La ley toma su nombre de la condición esencial que pone en marcha todo el proceso: la expresión clara de una voluntad mayoritaria a favor de la secesión como respuesta a una pregunta igualmente clara formulada en una consulta popular. Para no precipitarse en las extrapolaciones hay que aclarar que la Constitución canadiense habilita a todas las provincias para la celebración de consultas. En este caso, de lo que se trataba era de establecer las condiciones de un referéndum cuando éste versara sobre la secesión del territorio. Y quedó claro que esas condiciones correspondía definirlas a la federación a través del Parlamento. No valdría la mitad más uno de los votos con cualquier nivel de participación porque la opción de separarse no es equivalente a la de mantener la integridad de la federación. Ni valdrían tampoco preguntas tramposas sobre las opciones ante las que los votantes tendrían que pronunciarse. Tratándose de la independencia nada de «sí pero no» o «sólo un poco».

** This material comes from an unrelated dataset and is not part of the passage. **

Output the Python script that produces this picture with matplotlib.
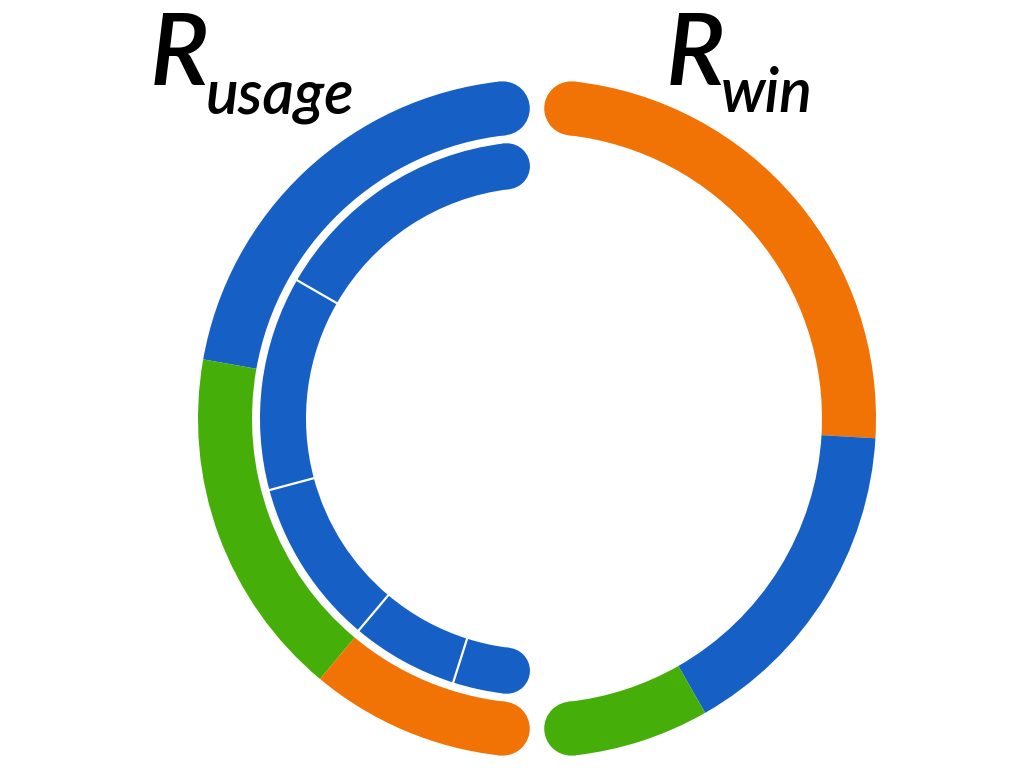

La afirmación de la potestad de la federación sobre las pretensiones unilaterales del separatismo quebequés y la resaca sufrida por el nacionalismo tras el fallido referéndum independentista de 1995, dio a la Ley de la claridad un merecido predicamento como la articulación jurídica y política de la mejor respuesta al secesionismo en el contexto constitucional de Canadá. Pero muy pronto –tanto como al año siguiente– para los nacionalistas la claridad resultó ser una condición excesiva y la negación del derecho de autodeterminación como título jurídico para la secesión unilateral de Quebec, una afirmación de principio inaceptable. Una ley impulsada por el bloque nacionalista en la provincia desafió los principios de la ley federal, arrogándose unilateralmente la decisión sobre la formulación de la pregunta en un eventual referéndum así como la fijación de la mayoría para validar su resultado –la mitad mas uno de los votos–. Como siempre, no han faltado en estos años los que, sin ser independentistas y en aras del consenso interno en la provincia, rebajaban la importancia de la ley ‘quebecois’ a una mera afirmación política de la singularidad de esa provincia sin pretensiones de eficacia jurídica directa. El argumento, sin embargo, no ha convencido al fiscal federal, que se ha unido al recurso en los tribunales contra esa norma promovido por un antiguo dirigente del extinto Partido de la Igualdad.
El caso es que la arquitectura constitucional de la Ley de la claridad parece debilitada por la expresión recurrente de los componentes etnicistas y divisivos del nacionalismo. Son estos componentes los que generan en el nacionalismo la reivindicación de un derecho de secesión unilateral que, en nombre de la autodeterminación, deslegitima el Estado democrático y la convivencia dentro de éste y busca convertir al conciudadano en extranjero, en eso que Stéphan Dion, padre de la Ley de la claridad, ha definido como el «daño moral de la secesión».
La claridad se ha entendido en Canadá como una condición de legitimidad democrática. En España el pacto constitucional requirió varios de los llamados «compromisos apócrifos», cláusulas de muchos padres, sobrentendidos compartidos. Esas fórmulas de acuerdos imperfectos pero funcionales son lo que el nacionalismo desde Cataluña nos advierte que es un tiempo pasado. Tampoco deberíamos engañarnos. Podíamos prever que este momento llegaría.
Queda la claridad, como la exhibida por Rajoy al declarar innegociables los artículos 1 y 2 de la Constitución y negarse a tragar las ruedas de molino de una reforma constitucional que, en contra de la evidencia, vende el imposible de satisfacer a los nacionalistas sin que estos nada comprometan. No es por casualidad que en Canadá –que de nacionalistas también saben mucho– la Ley de la claridad (artículo 1.4) establece expresamente que no cumple ese requisito –y, por tanto, invalidaría cualquier efecto de un eventual referéndum– una pregunta refrendataria que, dice textualmente, «además de la secesión de la provincia de Canadá, ofrezca otras posibilidades, en especial un acuerdo político o económico con Canadá, que convierta en ambigua la expresión de la voluntad de la población de la provincia sobre si esta debe dejar de formar parte de Canadá».